タイトル発表! 新作問題集

先日、南千住を歩いていたら、回向院(えこういん)という寺院の前を通りかかったんです。そのあたりは江戸時代は小塚原(こづかっぱら)の刑場があったところで、20万人もの刑死者が埋葬されたんだそうです。そして、回向院には吉田松陰や橋本左内の墓がありました。吉田松陰の骨は今はないとのことでしたが、安政の大獄で処罰された人たちだけでなく、桜田門外の変や坂下門外の変の事件を起こした人たちの墓が並んでいました。厳粛な気持ちになりながら手を合わせましたが、お墓の写真はとても撮る気にはなれませんでした。

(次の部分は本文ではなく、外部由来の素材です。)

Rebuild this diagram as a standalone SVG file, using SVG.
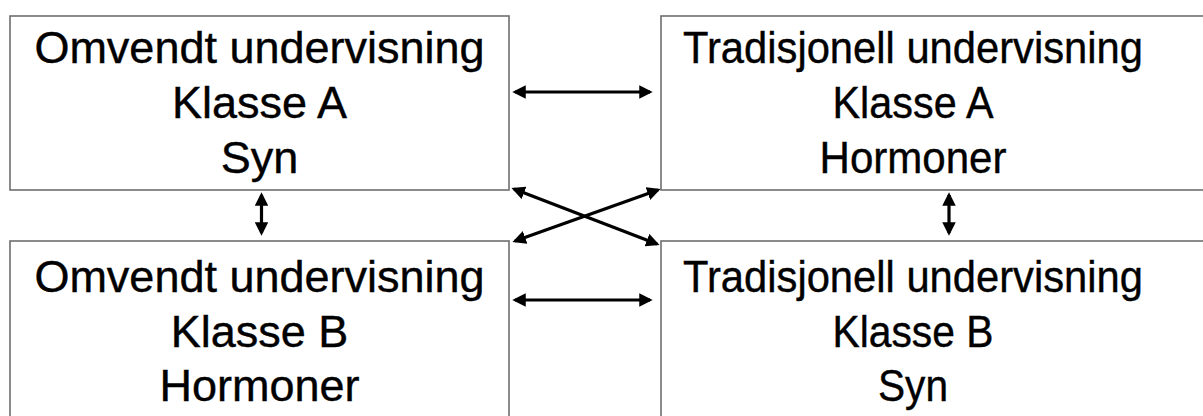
<svg xmlns="http://www.w3.org/2000/svg" width="1203" height="416" viewBox="0 0 1203 416">
  <style>
    .box { fill: #ffffff; stroke: #6e6e6e; stroke-width: 1.6; }
    .lbl { font-family: "Liberation Sans", Arial, sans-serif; font-size: 45px; fill: #000000; stroke: #000000; stroke-width: 0.4; text-anchor: middle; }
    .conn { stroke: #000000; stroke-width: 3.2; fill: none; marker-start: url(#head); marker-end: url(#head); }
  </style>
  <defs>
    <marker id="head" viewBox="0 0 10 10" refX="8" refY="5" markerWidth="4.2" markerHeight="4.2" orient="auto-start-reverse" markerUnits="strokeWidth">
      <path d="M0,0 L10,5 L0,10 Z" fill="#000000"/>
    </marker>
  </defs>
  <rect width="1203" height="416" fill="#ffffff"/>

  <g id="node-omvendt-a">
    <rect class="box" x="10" y="16" width="499" height="174"/>
    <text class="lbl" x="259.5" y="63">Omvendt undervisning</text>
    <text class="lbl" x="259.5" y="118">Klasse A</text>
    <text class="lbl" x="259.5" y="173">Syn</text>
  </g>

  <g id="node-tradisjonell-a">
    <rect class="box" x="661" y="16" width="560" height="174"/>
    <text class="lbl" x="913" y="63" textLength="460" lengthAdjust="spacingAndGlyphs">Tradisjonell undervisning</text>
    <text class="lbl" x="913" y="118" textLength="161" lengthAdjust="spacingAndGlyphs">Klasse A</text>
    <text class="lbl" x="913" y="173" textLength="187" lengthAdjust="spacingAndGlyphs">Hormoner</text>
  </g>

  <g id="node-omvendt-b">
    <rect class="box" x="10" y="241" width="499" height="190"/>
    <text class="lbl" x="259.5" y="292">Omvendt undervisning</text>
    <text class="lbl" x="259.5" y="347">Klasse B</text>
    <text class="lbl" x="259.5" y="401">Hormoner</text>
  </g>

  <g id="node-tradisjonell-b">
    <rect class="box" x="661" y="241" width="560" height="190"/>
    <text class="lbl" x="913" y="292" textLength="460" lengthAdjust="spacingAndGlyphs">Tradisjonell undervisning</text>
    <text class="lbl" x="913" y="347" textLength="161" lengthAdjust="spacingAndGlyphs">Klasse B</text>
    <text class="lbl" x="913" y="401" textLength="70" lengthAdjust="spacingAndGlyphs">Syn</text>
  </g>

  <g id="connectors">
    <line class="conn" x1="515" y1="92" x2="650" y2="92"/>
    <line class="conn" x1="515" y1="300" x2="650" y2="300"/>
    <line class="conn" x1="514" y1="189" x2="657" y2="244"/>
    <line class="conn" x1="515" y1="241" x2="658" y2="190"/>
    <line class="conn" x1="261.5" y1="195" x2="261.5" y2="233"/>
    <line class="conn" x1="949" y1="195" x2="949" y2="233"/>
  </g>
</svg>
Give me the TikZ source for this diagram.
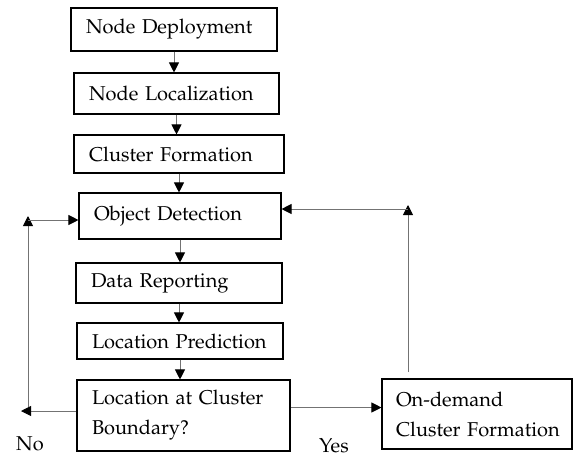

ところで、ここは杉田玄白や前野良沢たちが、腑分け、すなわち人体解剖を見た場所でもあるわけです。この時の衝撃をきっかけに、彼らは『ターヘル・アナトミア』の翻訳に乗り出すわけですが、それはそれは、「誠に艫(ろ)・舵(かじ)なき船の大海に乗出(のりいだ)せしが如く」大変な作業だったわけです。回向院の壁にはこんなレリーフもありました。

回向院

回向院を後にして、しんみりした気持ちで南千住駅に向かい、地下鉄日比谷線に乗り込みました。

そして、ひらめいたんです。

「日本史事始! にほんしことはじめでいこう!」と。

卒業生のみなさんならわかるでしょう。杉田玄白のアレ、です。初心者の方に説明しましょう。玄白は『解体新書』の翻訳作業の苦心談を、晩年になって『蘭学事始(らんがくことはじめ)』という本に著したのです。

実は、その日は朝から新しい問題集のタイトルを考えていて、「最初に取り組む問題集だから、『はじめ』って入れたいなあ」と、ずっと思っていたのです。ちょうどそこに杉田玄白先生が現れてしまったんです。このタイトルを思いつかない方が不思議なくらいですよね。

「にほんしことはじめ、にほんしことはじめ……」と何度かつぶやいて、新しい言葉がなじむかどうか確かめました。みなさん、どうですか?その時の僕は「これはいいぞ」と感じ始め、もう無我夢中状態で、すぐに表紙のデザインを考え始め、気づいたら乗換駅を2駅も乗り過ごしていました。

そうしてできた表紙がこちらです。

事始 表表紙

これ、裏表紙につながっているんです。ほら。

事始 裏表紙

買ってくださった方は、ぜひバッと開いて見てみてください。斬新なデザインだと思いませんか?